由于长期的片面宣传,八路军在人们的印象中就是一支一下又来了,一下又去了的军队,除了穿军装,人数多一点,武器好一点外,同游击队没有什么区别。事实上,八路军还是有相对稳定的根据地的,有各种设施的。中共中央也在争取把八路军建设为一支设施更为齐备的大兵团,黄烟洞兵工厂及其防御工程表明了这一发展趋势。
但是,黄烟洞兵工厂毕竟仅50匹马力,绝大部分仍是手工生产,开工时每月产步枪100支。这表明八路军又毕竟是一支受制于国民党,在敌后作战的部队,同国民党军队相比,在物质条件上还有很大的距离。
如阎锡山不过是一个地方实力派,他的太原兵工厂有多大的生产能力呢?
在抗日战争前夕,太原兵工厂每月能生产步枪3000支,轻机关枪300挺,重机关枪50挺,冲锋枪800支,七五山炮3000门,野战重炮12门,火药120吨。

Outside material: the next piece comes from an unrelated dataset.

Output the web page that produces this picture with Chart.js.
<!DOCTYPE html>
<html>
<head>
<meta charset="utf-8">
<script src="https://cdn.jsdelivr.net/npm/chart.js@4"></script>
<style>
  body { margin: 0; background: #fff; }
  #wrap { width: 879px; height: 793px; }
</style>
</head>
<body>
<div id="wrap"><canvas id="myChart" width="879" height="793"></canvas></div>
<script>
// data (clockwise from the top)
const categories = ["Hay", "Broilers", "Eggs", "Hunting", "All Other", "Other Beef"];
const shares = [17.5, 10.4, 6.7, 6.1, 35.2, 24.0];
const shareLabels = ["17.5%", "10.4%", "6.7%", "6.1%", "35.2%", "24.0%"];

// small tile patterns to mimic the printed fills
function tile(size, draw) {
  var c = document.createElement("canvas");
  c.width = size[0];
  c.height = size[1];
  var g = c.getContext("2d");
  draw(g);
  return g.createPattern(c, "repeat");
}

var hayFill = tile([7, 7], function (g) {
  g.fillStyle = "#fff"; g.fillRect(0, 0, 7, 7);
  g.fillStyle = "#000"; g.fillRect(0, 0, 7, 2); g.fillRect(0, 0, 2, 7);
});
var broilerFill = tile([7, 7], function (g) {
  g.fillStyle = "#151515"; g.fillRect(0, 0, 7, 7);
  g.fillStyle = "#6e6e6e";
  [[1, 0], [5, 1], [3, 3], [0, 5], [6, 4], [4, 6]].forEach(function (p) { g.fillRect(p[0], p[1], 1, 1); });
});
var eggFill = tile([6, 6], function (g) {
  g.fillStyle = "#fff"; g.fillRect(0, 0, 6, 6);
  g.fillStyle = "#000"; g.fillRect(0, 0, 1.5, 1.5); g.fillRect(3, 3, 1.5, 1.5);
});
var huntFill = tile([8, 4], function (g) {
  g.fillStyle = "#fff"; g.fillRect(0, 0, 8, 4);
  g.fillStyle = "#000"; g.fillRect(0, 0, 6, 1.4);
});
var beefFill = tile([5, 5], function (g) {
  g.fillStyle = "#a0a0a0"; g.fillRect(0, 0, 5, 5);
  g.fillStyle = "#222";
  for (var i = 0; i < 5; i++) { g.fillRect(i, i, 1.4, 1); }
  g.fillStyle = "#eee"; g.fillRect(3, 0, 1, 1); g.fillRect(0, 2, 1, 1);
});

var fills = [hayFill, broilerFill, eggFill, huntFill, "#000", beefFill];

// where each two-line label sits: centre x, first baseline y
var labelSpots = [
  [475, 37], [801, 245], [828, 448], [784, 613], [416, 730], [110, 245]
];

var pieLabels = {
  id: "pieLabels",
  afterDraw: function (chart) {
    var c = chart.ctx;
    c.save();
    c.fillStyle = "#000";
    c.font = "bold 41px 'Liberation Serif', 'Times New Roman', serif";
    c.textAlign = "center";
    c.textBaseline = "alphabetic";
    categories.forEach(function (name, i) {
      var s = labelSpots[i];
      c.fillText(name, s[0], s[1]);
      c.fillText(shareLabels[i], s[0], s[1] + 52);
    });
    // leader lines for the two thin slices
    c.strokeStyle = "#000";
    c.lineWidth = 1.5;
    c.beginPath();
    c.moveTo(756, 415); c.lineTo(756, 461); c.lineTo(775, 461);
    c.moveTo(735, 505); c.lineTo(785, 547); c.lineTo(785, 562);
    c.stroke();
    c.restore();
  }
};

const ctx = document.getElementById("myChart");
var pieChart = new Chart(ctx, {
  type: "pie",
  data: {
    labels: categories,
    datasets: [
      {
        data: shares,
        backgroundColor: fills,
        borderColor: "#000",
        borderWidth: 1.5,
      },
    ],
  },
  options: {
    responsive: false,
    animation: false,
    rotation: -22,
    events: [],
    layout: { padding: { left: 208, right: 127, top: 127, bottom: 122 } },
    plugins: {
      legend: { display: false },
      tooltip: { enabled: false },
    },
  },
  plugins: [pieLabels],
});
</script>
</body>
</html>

这种物质条件,如果在八路军手上,那还得了。从中可以看到中国共产党领导的八路军在抗战中的发展是多么艰难,然而八路军的迅速壮大以及在抗战中的远播声誉,又更突出说明,最珍贵的还是人,还是人才,以及一条正确的用人之道。百团大战是红军成立以来一个规模最大、持续时间最长的大战役,没有一批造诣很深的军事家,这个仗还真的打不起来。因为这种大兵团作战,除了热情、勇气、魄力及高度的组织性与纪律性外,还需要有许多精确的军事科学知识,丰富的实践经验,卓越的统御、组织、指挥才能。套用刘伯承的一句话说,没有这些,连一个团、一个连都摆不开,更别说一下将20多万人摆开,还要打胜仗。